Je ne puis pas finir sans revenir pour un moment à votre désert; mon humanité s'en trouve trop blessée. Serait-ce par rancune personnelle contre un pays145-a où, par une étourderie qui ne convenait pas à votre âge, vous vous étiez fourré en temps de guerre, et y fûtes fait prisonnier? Si c'est cela, l'Angleterre doit aussi trembler relativement à ce que vous savez, car vous y avez été retenu prisonnier; mais elle ne craint point de devenir un désert; elle compte sur ses propres forces pour sa sûreté, et un peu sur le malheur constant qui accompagne vos prédictions. Au lieu de désert, elle restera jardin, telle que vous l'avez vue, et se flatte d'avoir longtemps l'honneur, comme par le passé, de contribuer à l'embellissement du vôtre.

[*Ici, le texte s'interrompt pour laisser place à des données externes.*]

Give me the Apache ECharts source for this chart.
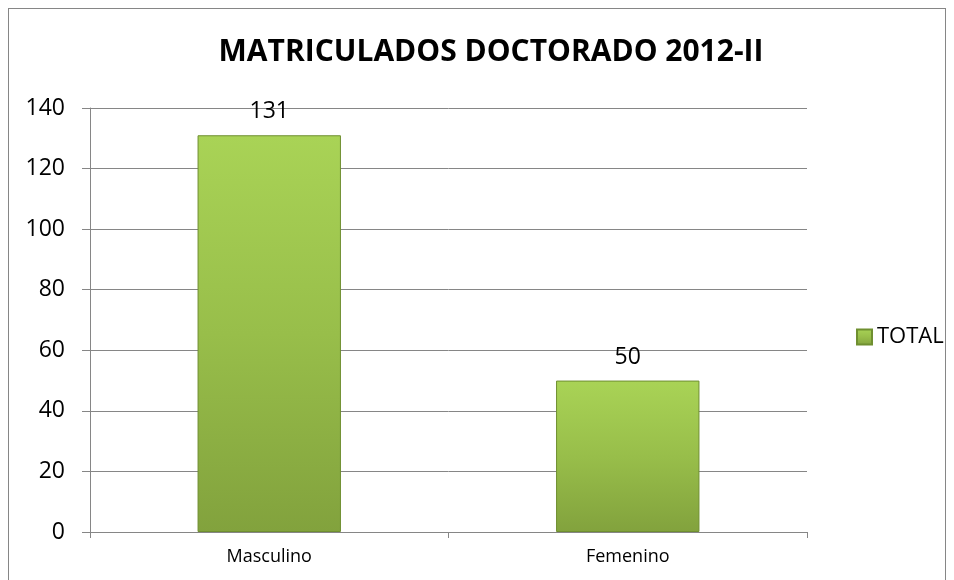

J'ai l'honneur d'être, etc.

l'Inconnu.


144-a L'Auteur fait probablement allusion au discours de Cicéron pro Murena, chap. XI : « Summa dignitas est in iis, qui militari laude antecellunt : omnia enim, quae sunt in imperio et in statu civitatis, ab iis defendi et firmari putantur. » Voyez aussi Cicéron, l. c. chap. XXXVIII, vers la fin.

144-b Voyez t. II, p. 88, 89, 143 et 144; et t. III, p. 5.

145-a Voyez t. III, p. 90, et t. XI, p. 265.